Today community advocates from across the state joined together to call for the release of immigrant detainees and halt ICE activities in Nevada during the COVID-19 crisis.
Advocates sent a joint letter to the ICE Field Office Director Robert Culley, demanding that he use his discretion to release individuals in ICE detention, prioritizing those who the CDC has identified as high-risk populations. Detention centers have high turnover rates, with people being released and admitted every day—directly putting staff and detainees at an unacceptable risk during the current pandemic.
“The question is not if we can prevent COVID-19 from entering ICE detention facilities in Nevada, it is how we can minimize its impact on individuals when it happens,” said Paloma Guerrero of the UNLV Immigration Clinic. As such, the release of individuals, a choice ICE has the power to make, is necessary to limit exposure to as few people as possible.
While other parts of local, state and federal government have sought to protect the community from a health emergency, ICE has continued field operations targeting Las Vegas families. On Sunday, March 15, while Governor Sisolak was announcing the closure of Nevada’s school, ICE was arresting a father of three children when he left his home to buy cleaning supplies and to look for any food still left in the grocery stores in order to prepare his family and home against COVID-19. His daughter, Jessica Chavez commented:
“Over the weekend, my dad was doing what most people are doing during this difficult time. He was on his way to look for cleaning supplies to ensure that his home is clean and safe. Since most stores are currently empty, he was also looking to buy food when he was detained by ICE and taken into custody. My dad is a hard-working person; he has a clean criminal record and has never been arrested or charged with any crimes. He has a United States citizen teenage daughter who depends on him emotionally and financially. We are concerned about his health because before he was detained, he mentioned that he was feeling under the weather. We are afraid that since he is being kept in a confined space with other people, this might make him more vulnerable to the coronavirus. We respectfully ask that he is released and allowed to come home.”
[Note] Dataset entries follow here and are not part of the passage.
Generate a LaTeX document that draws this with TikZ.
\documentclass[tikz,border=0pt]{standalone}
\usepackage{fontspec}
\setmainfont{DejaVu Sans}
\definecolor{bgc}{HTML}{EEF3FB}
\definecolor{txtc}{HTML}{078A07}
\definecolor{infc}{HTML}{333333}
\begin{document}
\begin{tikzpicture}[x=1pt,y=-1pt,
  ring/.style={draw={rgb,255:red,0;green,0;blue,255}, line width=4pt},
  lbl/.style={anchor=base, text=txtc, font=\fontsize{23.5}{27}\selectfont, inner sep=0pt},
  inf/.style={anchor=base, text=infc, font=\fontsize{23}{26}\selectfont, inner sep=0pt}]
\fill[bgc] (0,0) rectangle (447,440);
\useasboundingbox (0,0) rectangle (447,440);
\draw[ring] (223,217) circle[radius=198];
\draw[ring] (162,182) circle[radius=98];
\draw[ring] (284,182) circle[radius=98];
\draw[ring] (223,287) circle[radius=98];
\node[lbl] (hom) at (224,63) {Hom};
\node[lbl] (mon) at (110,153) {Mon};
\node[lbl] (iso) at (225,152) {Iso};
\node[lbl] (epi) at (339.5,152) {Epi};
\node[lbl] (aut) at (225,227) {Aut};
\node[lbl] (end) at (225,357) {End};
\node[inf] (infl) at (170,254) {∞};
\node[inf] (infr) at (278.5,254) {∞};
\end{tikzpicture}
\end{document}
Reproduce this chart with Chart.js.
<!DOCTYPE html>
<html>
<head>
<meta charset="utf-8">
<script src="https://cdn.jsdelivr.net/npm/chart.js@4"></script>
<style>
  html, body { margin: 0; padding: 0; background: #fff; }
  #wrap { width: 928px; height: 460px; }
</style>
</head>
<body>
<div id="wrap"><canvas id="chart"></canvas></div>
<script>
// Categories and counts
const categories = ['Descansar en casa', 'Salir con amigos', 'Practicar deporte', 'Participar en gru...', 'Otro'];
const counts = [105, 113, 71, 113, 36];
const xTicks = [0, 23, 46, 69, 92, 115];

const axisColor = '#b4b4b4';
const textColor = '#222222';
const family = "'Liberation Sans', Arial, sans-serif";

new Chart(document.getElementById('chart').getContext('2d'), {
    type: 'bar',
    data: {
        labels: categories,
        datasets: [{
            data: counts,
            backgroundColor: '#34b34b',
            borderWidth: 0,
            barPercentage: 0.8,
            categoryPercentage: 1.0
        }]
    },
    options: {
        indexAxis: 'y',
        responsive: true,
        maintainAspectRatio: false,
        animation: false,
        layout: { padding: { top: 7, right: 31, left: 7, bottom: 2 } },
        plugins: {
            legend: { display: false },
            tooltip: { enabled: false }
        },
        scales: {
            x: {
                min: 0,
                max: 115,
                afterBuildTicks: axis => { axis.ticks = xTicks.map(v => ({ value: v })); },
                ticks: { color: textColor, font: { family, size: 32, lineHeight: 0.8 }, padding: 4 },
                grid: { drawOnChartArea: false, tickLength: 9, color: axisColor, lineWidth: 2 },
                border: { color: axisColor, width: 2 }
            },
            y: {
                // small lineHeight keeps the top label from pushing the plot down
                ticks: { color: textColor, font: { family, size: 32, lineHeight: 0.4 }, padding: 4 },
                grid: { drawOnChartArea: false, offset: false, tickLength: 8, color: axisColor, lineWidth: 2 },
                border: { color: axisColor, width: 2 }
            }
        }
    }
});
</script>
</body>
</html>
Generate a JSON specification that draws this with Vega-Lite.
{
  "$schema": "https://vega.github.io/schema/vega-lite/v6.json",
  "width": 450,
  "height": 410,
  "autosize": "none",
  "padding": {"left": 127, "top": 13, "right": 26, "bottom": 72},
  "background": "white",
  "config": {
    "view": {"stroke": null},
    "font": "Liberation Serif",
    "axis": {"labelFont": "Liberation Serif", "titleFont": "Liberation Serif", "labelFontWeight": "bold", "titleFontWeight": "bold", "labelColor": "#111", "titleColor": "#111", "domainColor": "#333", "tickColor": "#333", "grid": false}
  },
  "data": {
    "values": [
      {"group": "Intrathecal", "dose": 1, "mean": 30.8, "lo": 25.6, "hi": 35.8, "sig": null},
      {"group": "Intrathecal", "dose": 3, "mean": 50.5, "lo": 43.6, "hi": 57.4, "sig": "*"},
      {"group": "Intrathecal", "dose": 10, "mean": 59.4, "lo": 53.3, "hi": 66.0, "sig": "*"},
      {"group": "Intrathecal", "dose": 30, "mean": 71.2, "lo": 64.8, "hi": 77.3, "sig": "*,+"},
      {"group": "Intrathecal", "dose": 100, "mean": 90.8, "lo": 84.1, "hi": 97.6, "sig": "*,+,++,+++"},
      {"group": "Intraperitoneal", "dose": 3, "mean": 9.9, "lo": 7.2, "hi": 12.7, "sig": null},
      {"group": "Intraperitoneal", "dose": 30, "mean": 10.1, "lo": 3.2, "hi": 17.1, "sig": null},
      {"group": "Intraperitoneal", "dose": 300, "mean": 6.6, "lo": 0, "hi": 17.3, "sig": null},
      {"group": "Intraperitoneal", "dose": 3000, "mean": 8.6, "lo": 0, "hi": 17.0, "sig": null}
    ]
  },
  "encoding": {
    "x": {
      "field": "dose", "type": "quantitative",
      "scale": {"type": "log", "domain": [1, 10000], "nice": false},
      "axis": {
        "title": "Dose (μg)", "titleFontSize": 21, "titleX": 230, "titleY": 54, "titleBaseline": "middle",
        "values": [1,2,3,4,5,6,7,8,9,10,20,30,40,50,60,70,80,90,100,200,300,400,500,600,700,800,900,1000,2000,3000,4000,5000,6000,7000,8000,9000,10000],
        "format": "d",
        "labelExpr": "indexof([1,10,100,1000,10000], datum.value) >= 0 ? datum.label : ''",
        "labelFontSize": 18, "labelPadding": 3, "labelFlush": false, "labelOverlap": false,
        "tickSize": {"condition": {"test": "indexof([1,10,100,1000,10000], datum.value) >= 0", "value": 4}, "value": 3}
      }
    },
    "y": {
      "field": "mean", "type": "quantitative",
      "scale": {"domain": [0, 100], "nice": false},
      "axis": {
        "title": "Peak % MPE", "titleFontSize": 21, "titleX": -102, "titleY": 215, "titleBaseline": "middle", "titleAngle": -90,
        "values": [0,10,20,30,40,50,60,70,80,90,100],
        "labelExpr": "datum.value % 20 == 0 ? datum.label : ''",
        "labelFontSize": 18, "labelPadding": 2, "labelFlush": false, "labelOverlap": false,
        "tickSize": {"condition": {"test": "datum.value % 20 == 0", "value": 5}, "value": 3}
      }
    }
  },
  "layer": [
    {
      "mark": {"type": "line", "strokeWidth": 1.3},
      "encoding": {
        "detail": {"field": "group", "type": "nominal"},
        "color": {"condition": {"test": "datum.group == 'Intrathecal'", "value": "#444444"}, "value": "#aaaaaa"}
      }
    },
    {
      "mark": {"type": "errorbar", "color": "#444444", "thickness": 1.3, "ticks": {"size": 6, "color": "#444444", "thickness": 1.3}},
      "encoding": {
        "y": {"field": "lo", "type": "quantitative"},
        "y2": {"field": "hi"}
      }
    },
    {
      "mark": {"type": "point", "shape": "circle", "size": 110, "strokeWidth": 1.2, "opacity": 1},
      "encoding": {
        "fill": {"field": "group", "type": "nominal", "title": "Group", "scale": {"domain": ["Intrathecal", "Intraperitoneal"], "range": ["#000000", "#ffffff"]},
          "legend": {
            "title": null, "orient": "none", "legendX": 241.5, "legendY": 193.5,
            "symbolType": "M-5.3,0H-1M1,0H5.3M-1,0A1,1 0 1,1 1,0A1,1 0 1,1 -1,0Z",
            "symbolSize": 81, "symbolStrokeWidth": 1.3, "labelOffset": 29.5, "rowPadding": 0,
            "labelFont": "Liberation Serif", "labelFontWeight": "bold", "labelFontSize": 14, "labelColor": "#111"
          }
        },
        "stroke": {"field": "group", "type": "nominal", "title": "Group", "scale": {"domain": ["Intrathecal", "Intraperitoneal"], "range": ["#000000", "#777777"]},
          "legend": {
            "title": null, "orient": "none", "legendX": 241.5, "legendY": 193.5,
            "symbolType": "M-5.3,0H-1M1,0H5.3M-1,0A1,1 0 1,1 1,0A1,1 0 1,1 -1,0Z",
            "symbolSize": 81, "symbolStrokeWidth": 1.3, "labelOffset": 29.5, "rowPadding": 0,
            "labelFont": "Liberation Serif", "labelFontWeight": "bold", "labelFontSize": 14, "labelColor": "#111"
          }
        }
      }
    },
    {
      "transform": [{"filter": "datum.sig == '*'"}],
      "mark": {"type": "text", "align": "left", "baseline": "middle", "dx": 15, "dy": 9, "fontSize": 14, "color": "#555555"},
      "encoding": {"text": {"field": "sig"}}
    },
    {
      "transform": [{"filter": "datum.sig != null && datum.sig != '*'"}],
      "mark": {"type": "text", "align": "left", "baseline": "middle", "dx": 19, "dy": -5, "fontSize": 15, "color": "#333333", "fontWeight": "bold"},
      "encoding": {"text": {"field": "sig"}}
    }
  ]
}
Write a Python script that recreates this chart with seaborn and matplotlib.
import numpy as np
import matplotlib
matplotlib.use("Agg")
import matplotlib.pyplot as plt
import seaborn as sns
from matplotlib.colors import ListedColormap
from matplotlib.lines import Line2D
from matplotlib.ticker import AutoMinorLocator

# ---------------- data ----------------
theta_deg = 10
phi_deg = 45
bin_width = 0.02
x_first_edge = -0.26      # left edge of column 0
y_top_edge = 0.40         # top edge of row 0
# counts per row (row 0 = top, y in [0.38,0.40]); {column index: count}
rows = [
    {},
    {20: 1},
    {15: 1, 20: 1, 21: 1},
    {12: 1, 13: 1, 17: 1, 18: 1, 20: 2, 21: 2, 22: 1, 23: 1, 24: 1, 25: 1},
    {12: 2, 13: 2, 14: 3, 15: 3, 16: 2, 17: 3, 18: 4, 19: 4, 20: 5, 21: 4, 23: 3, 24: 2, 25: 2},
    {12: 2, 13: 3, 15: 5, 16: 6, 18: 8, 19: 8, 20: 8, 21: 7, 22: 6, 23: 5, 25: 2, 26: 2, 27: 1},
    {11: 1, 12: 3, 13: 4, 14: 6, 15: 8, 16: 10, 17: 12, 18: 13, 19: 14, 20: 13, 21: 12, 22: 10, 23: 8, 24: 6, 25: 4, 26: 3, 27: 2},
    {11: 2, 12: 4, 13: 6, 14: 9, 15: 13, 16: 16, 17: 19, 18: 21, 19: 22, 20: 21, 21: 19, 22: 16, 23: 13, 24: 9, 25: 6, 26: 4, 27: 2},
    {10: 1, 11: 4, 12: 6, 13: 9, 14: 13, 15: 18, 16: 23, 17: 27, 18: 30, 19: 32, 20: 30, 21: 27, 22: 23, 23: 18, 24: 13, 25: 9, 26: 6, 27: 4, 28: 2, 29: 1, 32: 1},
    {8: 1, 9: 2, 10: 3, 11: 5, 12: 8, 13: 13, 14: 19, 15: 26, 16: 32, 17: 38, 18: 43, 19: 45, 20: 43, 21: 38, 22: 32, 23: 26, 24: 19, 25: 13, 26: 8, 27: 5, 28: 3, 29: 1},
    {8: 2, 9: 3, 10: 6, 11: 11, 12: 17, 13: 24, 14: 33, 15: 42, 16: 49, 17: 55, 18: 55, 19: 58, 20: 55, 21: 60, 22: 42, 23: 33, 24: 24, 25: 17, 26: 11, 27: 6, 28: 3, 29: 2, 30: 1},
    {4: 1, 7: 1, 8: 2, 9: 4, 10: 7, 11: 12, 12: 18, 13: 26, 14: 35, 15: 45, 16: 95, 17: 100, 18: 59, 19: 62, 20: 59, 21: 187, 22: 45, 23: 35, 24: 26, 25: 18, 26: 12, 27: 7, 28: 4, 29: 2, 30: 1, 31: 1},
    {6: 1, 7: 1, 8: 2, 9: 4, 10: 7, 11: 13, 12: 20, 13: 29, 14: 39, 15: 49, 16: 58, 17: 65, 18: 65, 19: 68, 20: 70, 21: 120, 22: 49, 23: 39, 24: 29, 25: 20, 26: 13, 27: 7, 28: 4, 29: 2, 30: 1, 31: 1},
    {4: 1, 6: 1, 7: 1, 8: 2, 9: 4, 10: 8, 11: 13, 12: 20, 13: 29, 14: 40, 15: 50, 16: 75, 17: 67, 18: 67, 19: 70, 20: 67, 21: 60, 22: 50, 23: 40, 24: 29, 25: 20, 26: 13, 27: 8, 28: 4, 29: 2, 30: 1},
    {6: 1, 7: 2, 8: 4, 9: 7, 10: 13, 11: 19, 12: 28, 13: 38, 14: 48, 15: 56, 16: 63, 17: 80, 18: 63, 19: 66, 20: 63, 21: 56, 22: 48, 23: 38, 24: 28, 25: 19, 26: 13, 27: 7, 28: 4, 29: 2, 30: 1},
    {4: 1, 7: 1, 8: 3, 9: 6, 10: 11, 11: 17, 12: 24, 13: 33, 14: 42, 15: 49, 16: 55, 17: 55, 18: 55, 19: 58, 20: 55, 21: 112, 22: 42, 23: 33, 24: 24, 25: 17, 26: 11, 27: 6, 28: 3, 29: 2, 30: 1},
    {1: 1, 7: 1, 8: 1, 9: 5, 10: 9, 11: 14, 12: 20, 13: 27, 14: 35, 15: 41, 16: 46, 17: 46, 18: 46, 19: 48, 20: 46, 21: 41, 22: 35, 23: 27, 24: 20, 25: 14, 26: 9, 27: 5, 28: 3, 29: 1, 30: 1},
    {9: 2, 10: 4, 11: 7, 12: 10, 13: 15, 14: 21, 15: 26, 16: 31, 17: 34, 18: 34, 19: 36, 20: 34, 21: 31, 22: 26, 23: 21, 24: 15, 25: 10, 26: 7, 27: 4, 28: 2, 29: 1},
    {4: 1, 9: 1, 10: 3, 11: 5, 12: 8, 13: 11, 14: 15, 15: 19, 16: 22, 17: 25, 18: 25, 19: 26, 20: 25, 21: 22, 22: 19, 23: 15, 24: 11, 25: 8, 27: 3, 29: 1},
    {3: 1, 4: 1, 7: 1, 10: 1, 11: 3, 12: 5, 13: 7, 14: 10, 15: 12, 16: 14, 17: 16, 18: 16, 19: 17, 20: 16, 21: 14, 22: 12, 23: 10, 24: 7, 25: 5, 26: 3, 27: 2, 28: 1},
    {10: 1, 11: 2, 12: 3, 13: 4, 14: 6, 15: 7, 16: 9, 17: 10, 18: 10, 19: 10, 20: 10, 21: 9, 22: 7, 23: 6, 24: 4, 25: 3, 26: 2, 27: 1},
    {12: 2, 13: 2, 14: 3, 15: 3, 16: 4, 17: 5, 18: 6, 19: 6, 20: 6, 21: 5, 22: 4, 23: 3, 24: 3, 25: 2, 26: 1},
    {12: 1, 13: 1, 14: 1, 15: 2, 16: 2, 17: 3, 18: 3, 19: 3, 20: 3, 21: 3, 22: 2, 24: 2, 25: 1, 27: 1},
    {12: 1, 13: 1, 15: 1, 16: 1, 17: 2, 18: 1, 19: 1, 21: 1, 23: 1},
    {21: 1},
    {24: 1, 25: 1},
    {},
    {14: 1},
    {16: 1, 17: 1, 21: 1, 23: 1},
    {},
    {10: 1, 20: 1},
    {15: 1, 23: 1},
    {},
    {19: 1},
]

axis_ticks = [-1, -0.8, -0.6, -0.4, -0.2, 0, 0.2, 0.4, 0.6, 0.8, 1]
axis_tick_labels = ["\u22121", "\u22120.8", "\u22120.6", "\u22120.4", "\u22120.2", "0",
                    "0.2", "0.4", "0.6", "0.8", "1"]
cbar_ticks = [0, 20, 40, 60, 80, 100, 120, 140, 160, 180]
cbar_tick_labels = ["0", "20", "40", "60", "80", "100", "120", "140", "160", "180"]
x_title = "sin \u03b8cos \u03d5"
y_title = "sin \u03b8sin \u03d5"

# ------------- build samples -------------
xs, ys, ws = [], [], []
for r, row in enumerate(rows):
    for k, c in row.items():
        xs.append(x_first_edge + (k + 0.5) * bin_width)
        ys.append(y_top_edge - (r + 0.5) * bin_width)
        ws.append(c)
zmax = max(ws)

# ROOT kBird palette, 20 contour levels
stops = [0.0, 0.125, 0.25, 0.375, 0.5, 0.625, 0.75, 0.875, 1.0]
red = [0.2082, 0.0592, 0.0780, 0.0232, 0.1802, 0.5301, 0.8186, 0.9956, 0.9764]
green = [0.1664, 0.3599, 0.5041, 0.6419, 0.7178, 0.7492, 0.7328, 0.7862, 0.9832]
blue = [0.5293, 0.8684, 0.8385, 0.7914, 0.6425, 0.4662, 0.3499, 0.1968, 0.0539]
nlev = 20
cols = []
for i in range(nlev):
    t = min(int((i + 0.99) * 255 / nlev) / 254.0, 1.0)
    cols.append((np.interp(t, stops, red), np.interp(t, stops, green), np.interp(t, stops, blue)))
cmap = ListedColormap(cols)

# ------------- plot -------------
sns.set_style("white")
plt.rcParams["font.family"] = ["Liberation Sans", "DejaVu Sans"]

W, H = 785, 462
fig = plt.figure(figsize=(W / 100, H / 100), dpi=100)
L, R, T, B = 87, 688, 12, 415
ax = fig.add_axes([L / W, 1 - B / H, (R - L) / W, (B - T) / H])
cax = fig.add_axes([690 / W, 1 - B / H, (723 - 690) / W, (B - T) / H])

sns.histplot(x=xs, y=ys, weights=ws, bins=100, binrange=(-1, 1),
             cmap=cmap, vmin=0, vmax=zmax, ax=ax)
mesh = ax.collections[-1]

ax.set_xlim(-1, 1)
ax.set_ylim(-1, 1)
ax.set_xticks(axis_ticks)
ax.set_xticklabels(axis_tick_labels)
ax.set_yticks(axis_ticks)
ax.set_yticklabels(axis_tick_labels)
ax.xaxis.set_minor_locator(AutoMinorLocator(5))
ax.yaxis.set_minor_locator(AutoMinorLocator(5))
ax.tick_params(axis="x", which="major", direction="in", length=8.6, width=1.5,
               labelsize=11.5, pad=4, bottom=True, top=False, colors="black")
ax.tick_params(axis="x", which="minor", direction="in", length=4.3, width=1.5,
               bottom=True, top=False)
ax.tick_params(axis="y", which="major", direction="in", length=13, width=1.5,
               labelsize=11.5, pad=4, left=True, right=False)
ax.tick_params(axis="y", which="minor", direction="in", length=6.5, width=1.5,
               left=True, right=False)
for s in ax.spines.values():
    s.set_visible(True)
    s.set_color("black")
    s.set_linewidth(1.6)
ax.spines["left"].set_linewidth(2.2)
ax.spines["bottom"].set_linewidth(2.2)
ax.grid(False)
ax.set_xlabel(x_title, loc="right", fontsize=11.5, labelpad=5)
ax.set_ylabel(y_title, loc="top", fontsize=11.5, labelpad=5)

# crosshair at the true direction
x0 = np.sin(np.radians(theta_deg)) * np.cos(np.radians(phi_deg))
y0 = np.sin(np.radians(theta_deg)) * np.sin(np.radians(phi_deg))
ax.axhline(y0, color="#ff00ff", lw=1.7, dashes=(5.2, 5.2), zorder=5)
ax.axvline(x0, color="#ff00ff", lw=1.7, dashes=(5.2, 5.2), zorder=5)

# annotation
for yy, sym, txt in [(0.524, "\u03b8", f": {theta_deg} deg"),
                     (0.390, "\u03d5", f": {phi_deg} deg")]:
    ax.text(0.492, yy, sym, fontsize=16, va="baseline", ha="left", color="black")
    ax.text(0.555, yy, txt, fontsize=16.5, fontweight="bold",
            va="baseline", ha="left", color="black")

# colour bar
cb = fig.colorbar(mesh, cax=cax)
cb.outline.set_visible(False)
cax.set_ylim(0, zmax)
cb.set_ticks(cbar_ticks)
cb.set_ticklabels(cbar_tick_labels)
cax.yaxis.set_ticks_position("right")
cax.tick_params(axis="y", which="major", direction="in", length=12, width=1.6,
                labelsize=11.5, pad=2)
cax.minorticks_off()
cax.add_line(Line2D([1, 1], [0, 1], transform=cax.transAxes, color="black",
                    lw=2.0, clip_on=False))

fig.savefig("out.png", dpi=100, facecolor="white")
Subsequently, his family has been unable to contact him because family visitation has been blocked by ICE during the pandemic.
Local attorney Sarah Perez Esq. of Hamilton Law commented:
“In a time of uncertainty, when we are all trying to keep calm while holding our loved ones tight, ICE is out there detaining people. Half of the city is shut down, and people are in self-quarantine. Right now, we don’t need families worrying about whether ICE is outside their door. We need families taking care of each other and keeping each other safe.”